In the U.S., the Biden administration--like previous administrations--has faced calls to stop supplying Saudi Arabia with weapons and other support being used to wage the bombing campaign on Yemen that's estimated to have killed over 300,000 Yemenis since 2015 and unleashed what the United Nations called the world's worst humanitarian crisis.
In The New Republic earlier this month, the Quincy Institute's Trita Parsi and Annelle Sheline wrote:
Despite Biden's promise to end the war in Yemen and his pledge to make the Saudis "pay the price, and make them in fact the pariah that they are," he has fallen back into America's hegemonic role in the Middle East: taking sides, making America a party to conflicts, and selling more weapons--U.S. interest, peace, stability, and human rights be damned.
Responding to news of the overnight airstrikes, journalist Spencer Ackerman tweeted: "America is complicit in this, as it has been complicit in every Saudi or UAE airstrike of this horrific war that Biden and his senior officials once promised to end.
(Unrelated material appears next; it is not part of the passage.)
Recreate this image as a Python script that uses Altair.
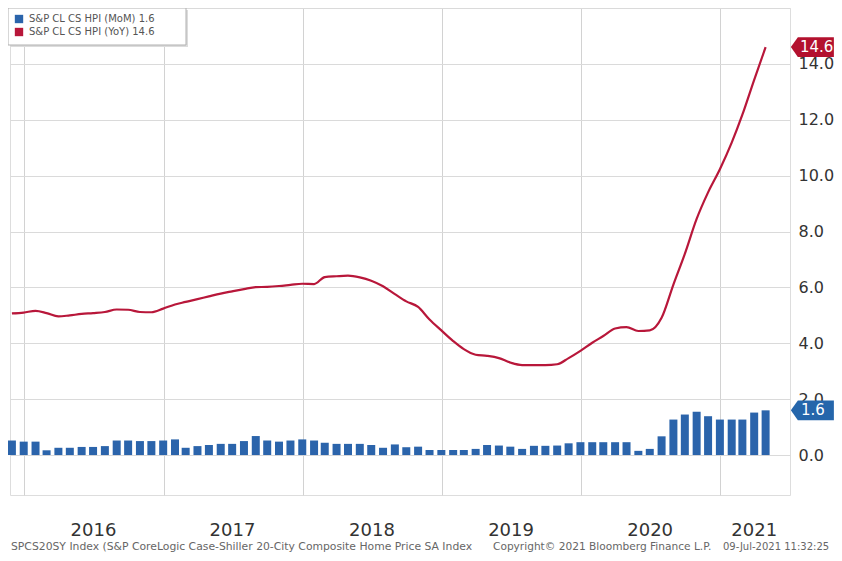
import calendar
import altair as alt
import pandas as pd

# ---- data ----
months = [(2015, 11), (2015, 12)] + [(y, m) for y in range(2016, 2021) for m in range(1, 13)] + [(2021, m) for m in range(1, 5)]
dates = [f"{y}-{m:02d}-{calendar.monthrange(y, m)[1]:02d}" for y, m in months]

yoy = [5.07, 5.10,
       5.16, 5.08, 4.96, 5.00, 5.05, 5.08, 5.12, 5.21, 5.20, 5.12, 5.11, 5.24,
       5.39, 5.48, 5.58, 5.68, 5.78, 5.86, 5.94, 6.01, 6.02, 6.05, 6.09, 6.13,
       6.12, 6.37, 6.40, 6.42, 6.36, 6.24, 6.04, 5.76, 5.50, 5.30, 4.85, 4.46,
       4.08, 3.79, 3.59, 3.55, 3.47, 3.31, 3.22, 3.22, 3.22, 3.25, 3.47, 3.73,
       4.02, 4.26, 4.53, 4.58, 4.44, 4.46, 4.91, 6.10, 7.20, 8.45, 9.40, 10.23,
       11.18, 12.18, 13.43, 14.6]

mom = [0.52, 0.48,
       0.48, 0.17, 0.26, 0.26, 0.29, 0.29, 0.32, 0.52, 0.52, 0.50, 0.50, 0.52,
       0.56, 0.26, 0.32, 0.36, 0.40, 0.40, 0.50, 0.68, 0.52, 0.48, 0.52, 0.56,
       0.52, 0.44, 0.40, 0.40, 0.40, 0.36, 0.26, 0.38, 0.28, 0.30, 0.18, 0.18,
       0.18, 0.18, 0.22, 0.36, 0.34, 0.30, 0.22, 0.33, 0.33, 0.34, 0.42, 0.46,
       0.46, 0.46, 0.46, 0.46, 0.15, 0.22, 0.67, 1.27, 1.45, 1.55, 1.39, 1.27,
       1.27, 1.27, 1.52, 1.60]

series_names = ["S&P CL CS HPI (MoM)", "S&P CL CS HPI (YoY)"]
legend_labels = [f"{series_names[0]} {mom[-1]:.1f}", f"{series_names[1]} {yoy[-1]:.1f}"]

year_labels = ["2016", "2017", "2018", "2019", "2020", "2021"]
year_label_dates = ["2016-07-01", "2017-07-01", "2018-07-02", "2019-07-02", "2020-07-01", "2021-03-31"]
y_ticks = [0, 2, 4, 6, 8, 10, 12, 14, 16]

footnotes = ["SPCS20SY Index (S&P CoreLogic Case-Shiller 20-City Composite Home Price SA Index",
             "Copyright\u00a9 2021 Bloomberg Finance L.P.",
             "09-Jul-2021 11:32:25"]

BLUE = "#2b64ab"
RED = "#b8173a"
BADGE_RED = "#b3112e"
BADGE_BLUE = "#2566ab"

df = pd.DataFrame({"date": dates, "mom": mom, "yoy": yoy, "series": legend_labels[0]})
years_df = pd.DataFrame({"date": year_label_dates, "year": year_labels})
yoy_last = pd.DataFrame({"value": [yoy[-1]]})
mom_last = pd.DataFrame({"value": [mom[-1]]})

x_scale = alt.Scale(domain=[alt.DateTime(year=2015, month=11, date=25),
                            alt.DateTime(year=2021, month=7, date=3)], padding=0)
y_scale = alt.Scale(domain=[-1.43, 16], nice=False, zero=False)

x_enc = alt.X("date:T", scale=x_scale,
              axis=alt.Axis(values=[alt.DateTime(year=y, month=1, date=1) for y in range(2016, 2022)],
                            labels=False, ticks=False, domain=False, grid=True,
                            gridColor="#d2d2d2", gridWidth=1, title=None))

y_axis = alt.Axis(orient="right", values=y_ticks, grid=True, gridColor="#dadada", gridWidth=1,
                  ticks=False, domain=False, title=None, labelFontSize=16, labelColor="#333333",
                  labelPadding=8, labelFont="DejaVu Sans",
                  labelExpr="datum.value >= 16 ? '' : format(datum.value, '.1f')")

# legend frame (drawn behind the legend entries)
legend_shadow = alt.Chart(df.head(1)).mark_rect(fill="#dcdcdc").encode(
    x=alt.value(0), x2=alt.value(178), y=alt.value(2), y2=alt.value(39))
legend_box = alt.Chart(df.head(1)).mark_rect(fill="white", stroke="#b0b0b0", strokeWidth=1).encode(
    x=alt.value(-2), x2=alt.value(176), y=alt.value(0), y2=alt.value(37))

bars = alt.Chart(df).mark_bar(size=8).encode(
    x=x_enc,
    y=alt.Y("mom:Q", scale=y_scale, axis=y_axis),
    color=alt.Color("series:N",
                    scale=alt.Scale(domain=legend_labels, range=[BLUE, RED]),
                    legend=alt.Legend(orient="none", legendX=-2, legendY=0, title=None,
                                      symbolType="square", symbolSize=70, symbolStrokeWidth=0,
                                      labelFontSize=10, labelColor="#555555", labelFont="DejaVu Sans",
                                      padding=6, rowPadding=3, labelOffset=5)),
)

line = alt.Chart(df).mark_line(color=RED, strokeWidth=2.2, interpolate="monotone").encode(
    x="date:T",
    y="yoy:Q",
)

badge_shape = "M-0.6,0 L-0.34,-0.37 L1,-0.37 L1,0.37 L-0.34,0.37 Z"
badge_size = 2894

badge_red = alt.Chart(yoy_last).mark_point(shape=badge_shape, size=badge_size, filled=True, opacity=1,
                                           color=BADGE_RED).encode(x=alt.value(797), y="value:Q")
text_red = alt.Chart(yoy_last).mark_text(color="white", fontSize=15, align="left", baseline="middle",
                                         font="DejaVu Sans").encode(
    x=alt.value(790), y="value:Q", text=alt.Text("value:Q", format=".1f"))

badge_blue = alt.Chart(mom_last).mark_point(shape=badge_shape, size=badge_size, filled=True, opacity=1,
                                            color=BADGE_BLUE).encode(x=alt.value(797), y="value:Q")
text_blue = alt.Chart(mom_last).mark_text(color="white", fontSize=15, align="left", baseline="middle",
                                          font="DejaVu Sans").encode(
    x=alt.value(791), y="value:Q", text=alt.Text("value:Q", format=".1f"))

years = alt.Chart(years_df).mark_text(fontSize=18, color="#333333", align="center", baseline="middle",
                                      font="DejaVu Sans").encode(
    x="date:T", y=alt.value(523), text="year:N")

foot_x = [1, 483, 713]
foot_size = [10.8, 10.6, 10]
foot_layers = [
    alt.Chart(pd.DataFrame({"t": [t]})).mark_text(fontSize=fs, color="#666666", align="left",
                                                  baseline="middle", font="DejaVu Sans").encode(
        x=alt.value(fx), y=alt.value(539), text="t:N")
    for t, fx, fs in zip(footnotes, foot_x, foot_size)
]

chart = alt.layer(legend_shadow, legend_box, bars, line, badge_red, text_red, badge_blue, text_blue,
                  years, *foot_layers).properties(
    width=780, height=487,
    padding={"left": 2, "top": 0, "right": 44, "bottom": 58},
    autosize=alt.AutoSizeParams(type="none"),
    background="white",
).configure_view(stroke=None).configure(font="DejaVu Sans")

chart.save("out.html", embed_options={"renderer": "svg", "actions": False})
I hope they see these children when they sleep at night."
The International Committee of the Red Cross sounded alarm about the recent intensification of violence in Yemen.
"It is essential that we protect the lives of people in armed conflict. The human toll that we witness in Yemen is unacceptable," Fabrizio Carboni, ICRC's regional director for the Near and Middle East, said in a statement Thursday.
"Civilians living in densely populated areas have been exposed to increased attacks," he continued, "causing death and injury and deepening the psychological trauma among the affected communities after seven years of war."
The deadly strikes came after a Tuesday statement from the United Nations High Commissioner for Human Rights also expessing concern about the uptick in violence in Yemen.
"In recent days," said spokesperson Ravina Shamdasani, "there have been dozens of airstrikes and artillery strikes launched by the parties with seemingly little regard for civilians."
"The fighting has damaged civilian objects and critical infrastructure, including telecommunication towers and water reservoirs, as well as hospitals in Sana'a and Taizz. With frontlines shifting rapidly over large areas, civilians are also exposed to the constant threat of landmines," she said.
"As has been shown time and time again," added Shamdasani, "there is no military solution to the conflict in Yemen."